L’obiettivo dovrebbe essere quello di creare un sistema efficiente e facilmente accessibile, economicamente e culturalmente, invece il nostro legislatore sembra indirizzato ad adottare soluzioni finalizzate solo allo scopo di ridurre i tempi dei processi, senza alcun miglioramento nell’efficienza.
Senza dubbio ci sono previsioni utili, come quella della creazione nelle varie sedi giudiziarie dell’Ufficio del Processo: una struttura con personale qualificato, che potrà ausiliare il giudice nella ricerca dei materiali e nell’esame dei precedenti giurisprudenziali, la cui realizzazione però dovrà evitare la creazione di inutili sovrastrutture burocratiche.
Positiva anche l’introduzione della possibilità per il giudice di merito di rivolgersi direttamente alla Corte di Cassazione per sottoporle la risoluzione di una questione nuova (non ancora affrontata dalla Corte), di puro diritto e di particolare importanza, che presenti gravi difficoltà interpretative e sia suscettibile di porsi in numerose controversie, anche se non è ben chiaro l’impatto dell’intervento della Cassazione sugli eventuali ulteriori gradi di giudizio.
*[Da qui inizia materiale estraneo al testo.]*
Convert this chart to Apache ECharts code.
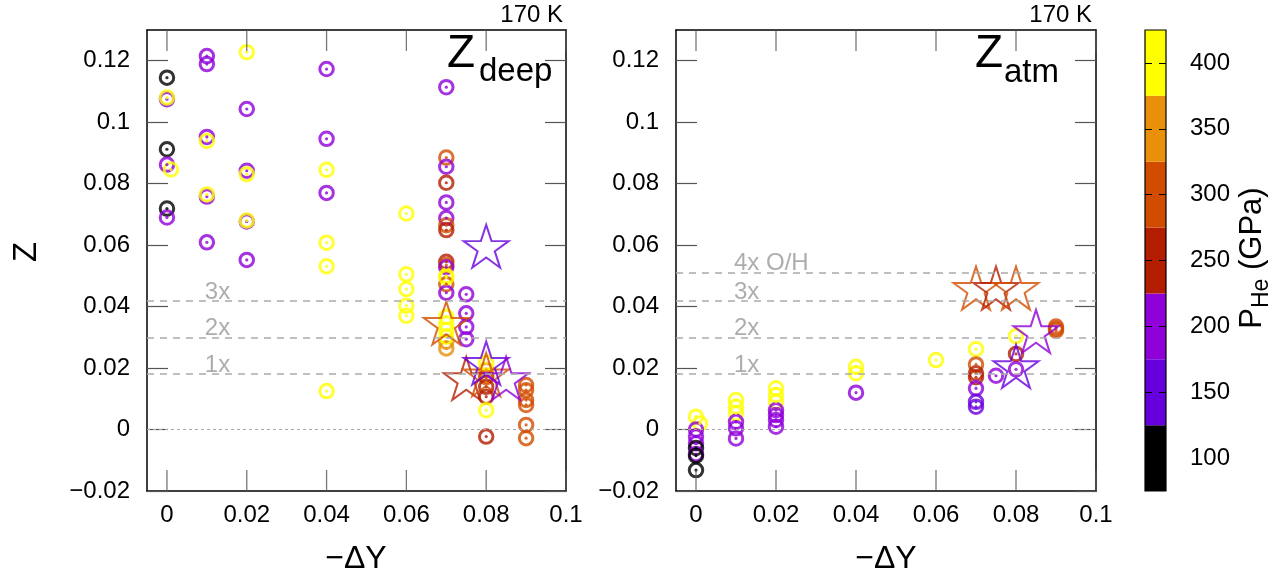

Fatti questi riconoscimenti, si deve però rilevare che l’impianto complessivo che viene fuori dalle pagine del P.N.R.R. dedicate alla Giustizia è sostanzialmente di basso profilo, che si tenta di nascondere con ampie spruzzate di…. digitalizzazione, indirizzandosi su soluzioni che disincentivano o rendono più difficile (e più costoso) l’accesso alla giustizia: sinteticità degli atti, che limitano la possibilità di ben illustrare una domanda, con strumenti premiali e addirittura sanzioni per l’ipotesi di non osservanza; potenziamento del filtro di ammissibilità dell’appello; valorizzazione dei principi di sinteticità e autosufficienza (spesso contraddittori…) nel giudizio di Cassazione; ecc..
L’auspicio è che il lavoro del parlamento ed il contributo delle parti interessate possa aiutare il miglioramento dell’impianto, che neppure considera aspetti come la responsabilità civile dei magistrati ora rimessa al centro del dibattito dal Referendum promosso da Lega e Partito Radicale.